| CHALLENGE |
Find the lines of data that contain the string "this", then list them.

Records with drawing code
-- start --

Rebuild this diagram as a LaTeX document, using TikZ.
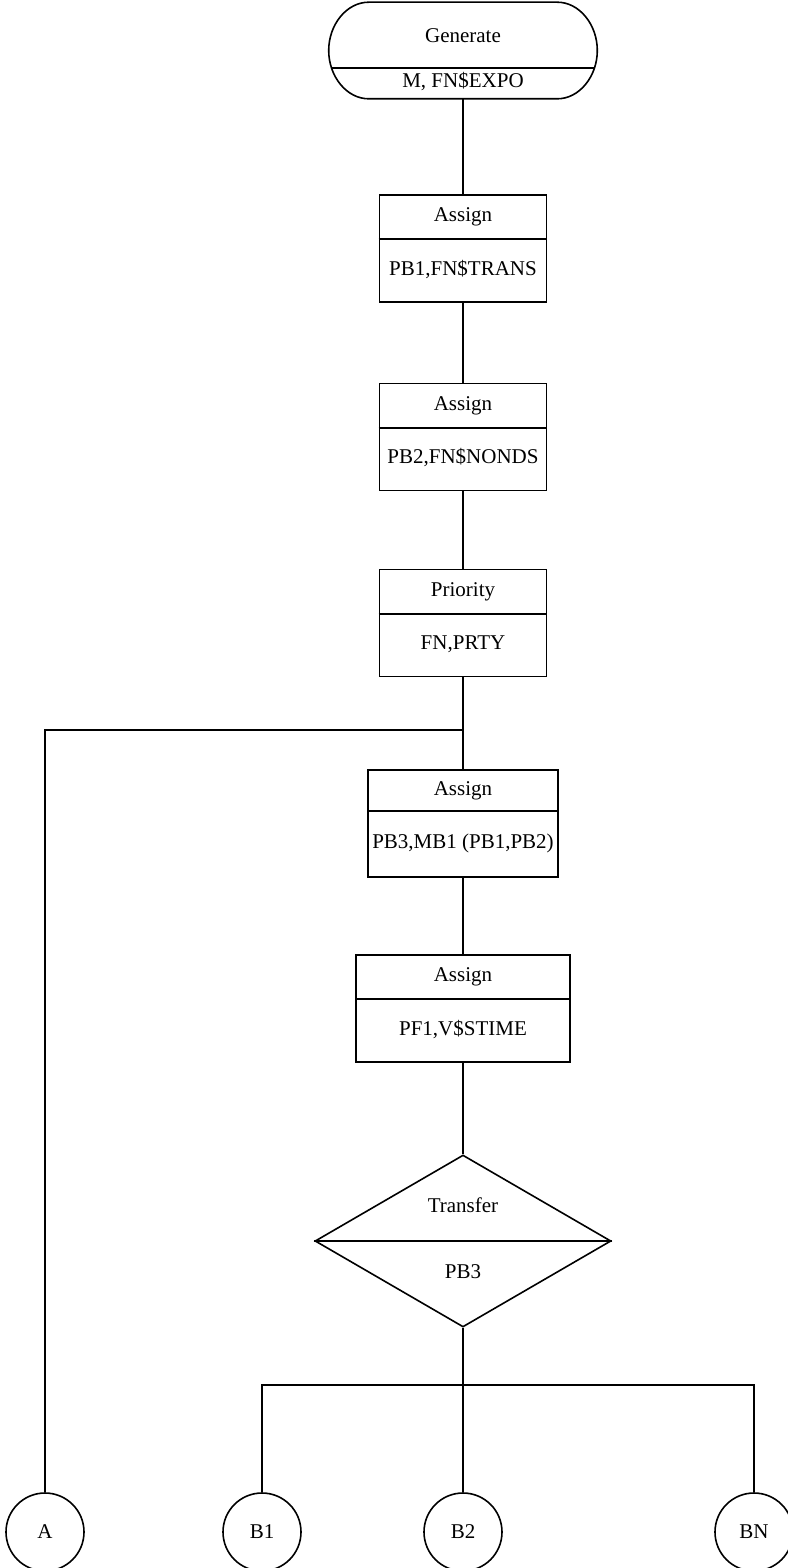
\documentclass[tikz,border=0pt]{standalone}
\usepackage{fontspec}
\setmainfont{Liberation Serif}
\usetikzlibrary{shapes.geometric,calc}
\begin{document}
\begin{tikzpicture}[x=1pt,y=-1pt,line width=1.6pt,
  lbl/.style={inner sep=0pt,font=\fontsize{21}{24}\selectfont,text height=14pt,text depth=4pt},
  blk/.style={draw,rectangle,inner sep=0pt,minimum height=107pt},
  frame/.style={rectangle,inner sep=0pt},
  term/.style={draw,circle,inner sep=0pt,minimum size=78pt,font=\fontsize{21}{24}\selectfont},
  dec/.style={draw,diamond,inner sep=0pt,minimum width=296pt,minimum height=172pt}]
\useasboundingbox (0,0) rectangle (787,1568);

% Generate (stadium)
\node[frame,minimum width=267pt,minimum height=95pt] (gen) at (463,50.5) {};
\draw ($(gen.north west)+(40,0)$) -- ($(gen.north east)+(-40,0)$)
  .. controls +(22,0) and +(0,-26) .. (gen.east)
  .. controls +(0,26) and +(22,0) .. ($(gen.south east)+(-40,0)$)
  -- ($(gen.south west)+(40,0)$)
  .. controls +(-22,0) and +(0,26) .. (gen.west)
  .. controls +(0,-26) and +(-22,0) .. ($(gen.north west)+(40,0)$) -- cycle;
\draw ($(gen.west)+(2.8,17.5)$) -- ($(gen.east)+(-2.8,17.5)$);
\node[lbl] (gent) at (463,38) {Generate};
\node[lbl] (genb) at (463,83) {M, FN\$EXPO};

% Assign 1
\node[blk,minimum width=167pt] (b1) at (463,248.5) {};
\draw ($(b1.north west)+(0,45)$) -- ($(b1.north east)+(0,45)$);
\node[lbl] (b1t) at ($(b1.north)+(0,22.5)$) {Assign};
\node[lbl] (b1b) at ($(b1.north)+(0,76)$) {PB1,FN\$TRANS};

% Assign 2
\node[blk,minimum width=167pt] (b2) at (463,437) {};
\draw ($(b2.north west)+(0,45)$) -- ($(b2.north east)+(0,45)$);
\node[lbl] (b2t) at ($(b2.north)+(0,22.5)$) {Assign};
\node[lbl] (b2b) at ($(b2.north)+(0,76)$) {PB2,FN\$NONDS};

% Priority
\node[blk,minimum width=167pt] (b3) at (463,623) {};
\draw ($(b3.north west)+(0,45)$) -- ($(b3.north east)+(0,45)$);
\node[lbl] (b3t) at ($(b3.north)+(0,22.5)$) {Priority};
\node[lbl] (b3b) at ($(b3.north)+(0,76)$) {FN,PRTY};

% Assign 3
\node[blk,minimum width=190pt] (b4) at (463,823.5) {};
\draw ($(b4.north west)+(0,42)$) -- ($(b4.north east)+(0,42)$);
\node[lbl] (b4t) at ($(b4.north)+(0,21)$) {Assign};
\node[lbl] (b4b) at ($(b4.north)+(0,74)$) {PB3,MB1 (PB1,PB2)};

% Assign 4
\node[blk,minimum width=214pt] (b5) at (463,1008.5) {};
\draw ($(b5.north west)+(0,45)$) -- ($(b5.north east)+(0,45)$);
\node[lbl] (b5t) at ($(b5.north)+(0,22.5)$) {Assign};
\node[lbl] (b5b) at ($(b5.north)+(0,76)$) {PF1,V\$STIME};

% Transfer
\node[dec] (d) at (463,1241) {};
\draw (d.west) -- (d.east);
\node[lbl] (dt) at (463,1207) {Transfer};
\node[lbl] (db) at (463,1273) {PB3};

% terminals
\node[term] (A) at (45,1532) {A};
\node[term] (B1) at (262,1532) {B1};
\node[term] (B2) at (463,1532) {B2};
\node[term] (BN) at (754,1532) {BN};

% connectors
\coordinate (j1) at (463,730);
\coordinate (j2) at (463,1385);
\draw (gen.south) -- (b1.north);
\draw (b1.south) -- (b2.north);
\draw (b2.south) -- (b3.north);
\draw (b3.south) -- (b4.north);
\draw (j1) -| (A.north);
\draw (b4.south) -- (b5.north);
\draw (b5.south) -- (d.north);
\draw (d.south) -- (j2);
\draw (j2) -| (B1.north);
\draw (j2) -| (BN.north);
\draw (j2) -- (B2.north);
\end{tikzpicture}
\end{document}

-- end --
-- start --

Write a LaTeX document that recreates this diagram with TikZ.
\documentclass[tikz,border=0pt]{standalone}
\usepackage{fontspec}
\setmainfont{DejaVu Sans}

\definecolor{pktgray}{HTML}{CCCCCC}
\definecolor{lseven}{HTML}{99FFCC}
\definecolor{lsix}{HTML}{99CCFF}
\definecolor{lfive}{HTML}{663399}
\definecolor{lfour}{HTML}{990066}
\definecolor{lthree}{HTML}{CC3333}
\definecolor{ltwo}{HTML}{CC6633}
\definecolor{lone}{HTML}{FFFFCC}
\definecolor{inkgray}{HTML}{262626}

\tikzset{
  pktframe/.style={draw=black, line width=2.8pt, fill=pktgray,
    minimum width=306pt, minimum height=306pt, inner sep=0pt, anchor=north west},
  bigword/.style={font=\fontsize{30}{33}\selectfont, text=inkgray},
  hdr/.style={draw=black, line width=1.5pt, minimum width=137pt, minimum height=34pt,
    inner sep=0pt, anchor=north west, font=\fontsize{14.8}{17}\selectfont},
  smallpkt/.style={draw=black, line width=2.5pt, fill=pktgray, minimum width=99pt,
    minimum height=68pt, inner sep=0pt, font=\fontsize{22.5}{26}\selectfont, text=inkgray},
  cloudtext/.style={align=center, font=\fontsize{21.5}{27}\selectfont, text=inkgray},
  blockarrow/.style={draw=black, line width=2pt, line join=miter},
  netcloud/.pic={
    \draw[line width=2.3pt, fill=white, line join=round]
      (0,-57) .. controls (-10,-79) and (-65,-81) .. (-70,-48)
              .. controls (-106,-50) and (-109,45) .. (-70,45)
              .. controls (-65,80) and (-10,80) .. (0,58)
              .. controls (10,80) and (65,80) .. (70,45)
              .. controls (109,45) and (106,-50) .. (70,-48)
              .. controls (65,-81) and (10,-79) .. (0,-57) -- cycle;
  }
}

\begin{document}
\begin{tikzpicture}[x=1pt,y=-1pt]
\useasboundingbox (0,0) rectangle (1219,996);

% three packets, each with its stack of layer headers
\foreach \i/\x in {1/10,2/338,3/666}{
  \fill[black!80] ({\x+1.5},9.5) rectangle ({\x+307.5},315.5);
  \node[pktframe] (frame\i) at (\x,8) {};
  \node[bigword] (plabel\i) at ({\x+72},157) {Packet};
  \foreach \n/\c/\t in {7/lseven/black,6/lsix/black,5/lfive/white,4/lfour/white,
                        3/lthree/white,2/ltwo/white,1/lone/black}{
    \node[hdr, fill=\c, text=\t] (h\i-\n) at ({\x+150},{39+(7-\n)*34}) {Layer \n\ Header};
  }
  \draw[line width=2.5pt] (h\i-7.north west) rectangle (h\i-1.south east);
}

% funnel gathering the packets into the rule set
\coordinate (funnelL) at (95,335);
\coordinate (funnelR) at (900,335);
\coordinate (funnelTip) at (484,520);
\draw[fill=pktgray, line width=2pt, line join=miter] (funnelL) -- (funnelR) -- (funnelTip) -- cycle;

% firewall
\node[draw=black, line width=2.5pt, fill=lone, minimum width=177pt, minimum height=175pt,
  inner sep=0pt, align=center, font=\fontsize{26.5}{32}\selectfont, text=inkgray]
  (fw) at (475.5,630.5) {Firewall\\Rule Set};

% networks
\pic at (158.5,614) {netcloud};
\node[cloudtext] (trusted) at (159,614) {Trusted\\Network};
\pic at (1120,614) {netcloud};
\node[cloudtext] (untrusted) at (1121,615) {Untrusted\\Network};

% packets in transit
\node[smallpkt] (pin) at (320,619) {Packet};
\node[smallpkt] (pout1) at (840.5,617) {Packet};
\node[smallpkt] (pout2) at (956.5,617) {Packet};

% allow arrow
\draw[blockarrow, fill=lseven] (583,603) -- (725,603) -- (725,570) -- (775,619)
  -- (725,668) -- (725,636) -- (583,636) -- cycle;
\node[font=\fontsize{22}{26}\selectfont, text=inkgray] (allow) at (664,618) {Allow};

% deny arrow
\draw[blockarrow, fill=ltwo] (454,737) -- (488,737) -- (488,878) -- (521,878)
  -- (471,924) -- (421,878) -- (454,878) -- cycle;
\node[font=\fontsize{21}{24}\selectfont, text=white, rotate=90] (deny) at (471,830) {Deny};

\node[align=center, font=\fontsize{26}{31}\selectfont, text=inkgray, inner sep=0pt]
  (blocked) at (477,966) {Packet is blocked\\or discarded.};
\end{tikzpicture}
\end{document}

-- end --
-- start --

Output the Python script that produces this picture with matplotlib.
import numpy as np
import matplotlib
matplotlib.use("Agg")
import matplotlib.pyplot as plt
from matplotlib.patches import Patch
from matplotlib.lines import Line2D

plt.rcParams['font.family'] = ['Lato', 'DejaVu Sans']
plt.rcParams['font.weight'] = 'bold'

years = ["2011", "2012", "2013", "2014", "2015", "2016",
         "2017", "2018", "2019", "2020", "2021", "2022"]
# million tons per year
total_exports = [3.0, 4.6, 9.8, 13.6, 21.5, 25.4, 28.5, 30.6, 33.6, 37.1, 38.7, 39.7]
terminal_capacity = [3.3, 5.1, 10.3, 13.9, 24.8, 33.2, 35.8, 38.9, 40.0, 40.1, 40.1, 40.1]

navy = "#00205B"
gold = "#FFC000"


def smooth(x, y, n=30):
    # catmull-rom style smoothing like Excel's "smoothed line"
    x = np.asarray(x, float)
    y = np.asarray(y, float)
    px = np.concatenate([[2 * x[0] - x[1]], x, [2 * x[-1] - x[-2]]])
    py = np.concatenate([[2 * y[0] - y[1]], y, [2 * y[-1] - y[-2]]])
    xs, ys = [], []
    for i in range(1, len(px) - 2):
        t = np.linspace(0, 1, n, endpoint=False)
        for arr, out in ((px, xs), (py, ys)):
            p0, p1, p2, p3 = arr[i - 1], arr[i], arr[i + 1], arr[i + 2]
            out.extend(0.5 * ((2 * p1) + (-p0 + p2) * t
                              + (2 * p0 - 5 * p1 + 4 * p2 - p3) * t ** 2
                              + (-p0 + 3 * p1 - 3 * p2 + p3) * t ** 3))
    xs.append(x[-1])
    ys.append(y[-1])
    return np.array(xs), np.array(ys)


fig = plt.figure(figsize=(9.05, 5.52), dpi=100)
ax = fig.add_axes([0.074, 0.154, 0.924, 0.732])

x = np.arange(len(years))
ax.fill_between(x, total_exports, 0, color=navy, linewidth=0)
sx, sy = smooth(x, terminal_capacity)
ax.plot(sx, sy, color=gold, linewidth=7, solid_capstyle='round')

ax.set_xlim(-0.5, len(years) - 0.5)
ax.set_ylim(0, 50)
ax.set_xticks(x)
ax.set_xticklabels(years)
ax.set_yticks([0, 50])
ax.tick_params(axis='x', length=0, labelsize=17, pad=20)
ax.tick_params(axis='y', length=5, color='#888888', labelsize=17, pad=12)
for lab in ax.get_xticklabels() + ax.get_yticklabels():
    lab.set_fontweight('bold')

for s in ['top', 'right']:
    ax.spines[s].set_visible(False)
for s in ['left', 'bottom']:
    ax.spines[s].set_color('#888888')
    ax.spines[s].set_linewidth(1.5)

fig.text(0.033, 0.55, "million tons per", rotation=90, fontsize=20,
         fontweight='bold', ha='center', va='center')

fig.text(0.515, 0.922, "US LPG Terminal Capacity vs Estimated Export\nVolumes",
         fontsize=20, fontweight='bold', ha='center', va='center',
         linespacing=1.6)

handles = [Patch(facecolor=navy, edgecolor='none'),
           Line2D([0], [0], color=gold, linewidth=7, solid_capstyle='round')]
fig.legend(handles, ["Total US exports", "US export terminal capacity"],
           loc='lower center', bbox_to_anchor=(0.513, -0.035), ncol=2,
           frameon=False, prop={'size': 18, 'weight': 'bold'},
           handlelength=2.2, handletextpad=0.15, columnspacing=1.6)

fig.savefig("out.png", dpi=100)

-- end --

| TASK RESPONSE |
Rebuild this diagram as a LaTeX document, using TikZ.
Write a LaTeX document that recreates this diagram with TikZ.
Output the Python script that produces this picture with matplotlib.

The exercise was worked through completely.